The only thing is, these posts work on the trope of traditional-gender-role-reversal, but if either of them had been written by women for women, by mothers for other mothers, the writers would’ve been tarred and feathered as mongers of the mommy wars, fanners of the flame killing feminism and, worst of all, sanctimommies.
Which means that a) men really are just as good at being stay-at-home parents as women, even up to and including trying to shame and guilt their co-genderists, b) sancti-fyification of one’s own experience is inevitable and is either 1) a valuable cognitive-processing tool or 2) will be the end of civilization as we know it, or c)”staying at home” is a a really, really odd role: awkward, isolating, un-externally-rewarding/validating, and impossible to inhabit joyfully without telling oneself one is serving a (much) higher good than wiping the baby’s bum one more time.
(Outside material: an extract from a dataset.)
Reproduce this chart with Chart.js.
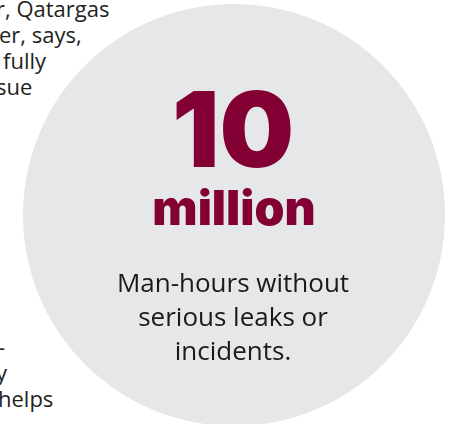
<!DOCTYPE html>
<html lang="en">
<head>
    <meta charset="UTF-8">
    <title>10 million man-hours</title>
    <script src="https://cdn.jsdelivr.net/npm/chart.js"></script>
    <style>
        body {
            margin: 0;
            width: 449px;
            height: 424px;
            overflow: hidden;
            background: #fff;
            position: relative;
            font-family: "Open Sans", Arial, sans-serif;
            color: #231f20;
        }
        .article span {
            position: absolute;
            left: 0;
            font-size: 22px;
            line-height: 26px;
            white-space: nowrap;
        }
        #badge {
            position: absolute;
            left: 0;
            top: 0;
        }
    </style>
</head>
<body>
    <!-- clipped column of the article behind the circle -->
    <div class="article">
        <span style="top:-5px;left:-4px">r, Qatargas</span>
        <span style="top:21px;left:-1px">er, says,</span>
        <span style="top:47px;left:3px">fully</span>
        <span style="top:73px;left:-4px">sue</span>
        <span style="top:333px;left:-2px">-</span>
        <span style="top:359px;left:-4px">y</span>
        <span style="top:385px;left:-2px">helps</span>
    </div>

    <canvas id="badge" width="460" height="440"></canvas>

    <script>
        const categories = ["Man-hours without serious leaks or incidents."];
        const values = [10];
        const unitLabel = "million";
        const captionLines = ["Man-hours without", "serious leaks or", "incidents."];

        const maroon = "#820034";

        // draws the figure and caption in the middle of the circle
        const centreText = {
            id: "centreText",
            afterDraw(chart) {
                const arc = chart.getDatasetMeta(0).data[0];
                const ctx = chart.ctx;
                const cx = arc.x, cy = arc.y;
                ctx.save();
                ctx.textAlign = "center";
                ctx.textBaseline = "alphabetic";
                ctx.fillStyle = maroon;
                ctx.font = "900 105px Inter, Lato, sans-serif";
                ctx.fillText(String(values[0]), cx - 1, cy - 48);
                ctx.font = "900 48px Inter, Lato, sans-serif";
                ctx.fillText(unitLabel, cx, cy + 10);
                ctx.fillStyle = "#1a1a1a";
                ctx.font = "400 26px 'Open Sans', sans-serif";
                captionLines.forEach((line, i) => {
                    ctx.fillText(line, cx - 1, cy + 77 + i * 34);
                });
                ctx.restore();
            }
        };

        new Chart(document.getElementById("badge").getContext("2d"), {
            type: "pie",
            data: {
                labels: categories,
                datasets: [{
                    data: values,
                    backgroundColor: "#e6e7e8",
                    borderWidth: 0
                }]
            },
            options: {
                responsive: false,
                animation: false,
                layout: { padding: { left: 23, top: 4, right: 15, bottom: 14 } },
                plugins: {
                    legend: { display: false },
                    tooltip: { enabled: false }
                }
            },
            plugins: [centreText]
        });
    </script>
</body>
</html>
I have no idea what the solution is, and it’s also easy for me to see that these men had fine (not malicious) intent. Much easier, in fact, than when I come across a sanctimommy post. (Of which, of course, I have been guilty in the past. It’s just so tempting, after all.)



Dude. I have just now finished posting a bit which included links to those same two daddy pieces. Then I checked Reader and here you are. WHAT ARE THE CHANCES. (Well, yes, the chances are rather high, considering you and I and a bunch of other people read fMh and CNN – or at least read their posts which are linked a bazillion times in other places – and Monday evenings are prime for blogging.) STILL.
(And of course, you are more eloquent than I, as per the usual.)
Off to go read those articles. If you’ve linked to them, they are totally worth my time.
Thanks for those great links! I loved the FMH piece especially.
I think Tom is a great father, eventhough he isn’t a stay at home dad. The CNN article and this whole debate tries to paint too broad a picture without acknowledging the many various unique styles of parenting.
Also, let the record state that there is nothing wrong with Saturday morning golf. I take at least one if not two of my boys to the links two out of every three times, or I go with my dad. Let’s not martyre the greatest game AND make every dad (good or bad) feel like a dead-beat.
Shannon Reply:
June 28th, 2011 at 11:31 pm
I don’t understand the appeal of golf (or many other sports, to be fair), but I am happy for Tom to do whatever he wants as long as he takes at least half of the kids with him.
I resisted reading that CNN article even after seeing it posted a million times because I knew it would irritate me. And it did. I thought he made some valid points mixed in with pure crap. I especially love the whole how dare you take the kids to the driving range instead of emasculating tea parties. Not every father will connect with kids the same way. Of course, my husband is taking two of my kids to golf lessons then finishing off 9 holes with them. Why? Because they love it because their father would take them to the driving range for a couple hours once in a while when they were young.
Guess how many tea parties with American Girls parties I’ve attended? None. Painted nails? Maybe 3 times my entire mothering career. Just not my (or my kid’s) thing.
I just couldn’t relate to the dead beat Dad thing he wrote about. My husband golfs on Saturday sometimes. He also rarely misses a P/T conference and handles most behavioral or bad grade problems. He may not be the best “put to bed” dad, but when we go to the pool I read a book and he jumps in with the kids. How about we stop heaping guilt and appreciate how our different strengths work toward raising happy children.
Now I must go help him finish up the kitchen while we rant about the unfair treatment of good fathers in today’s society.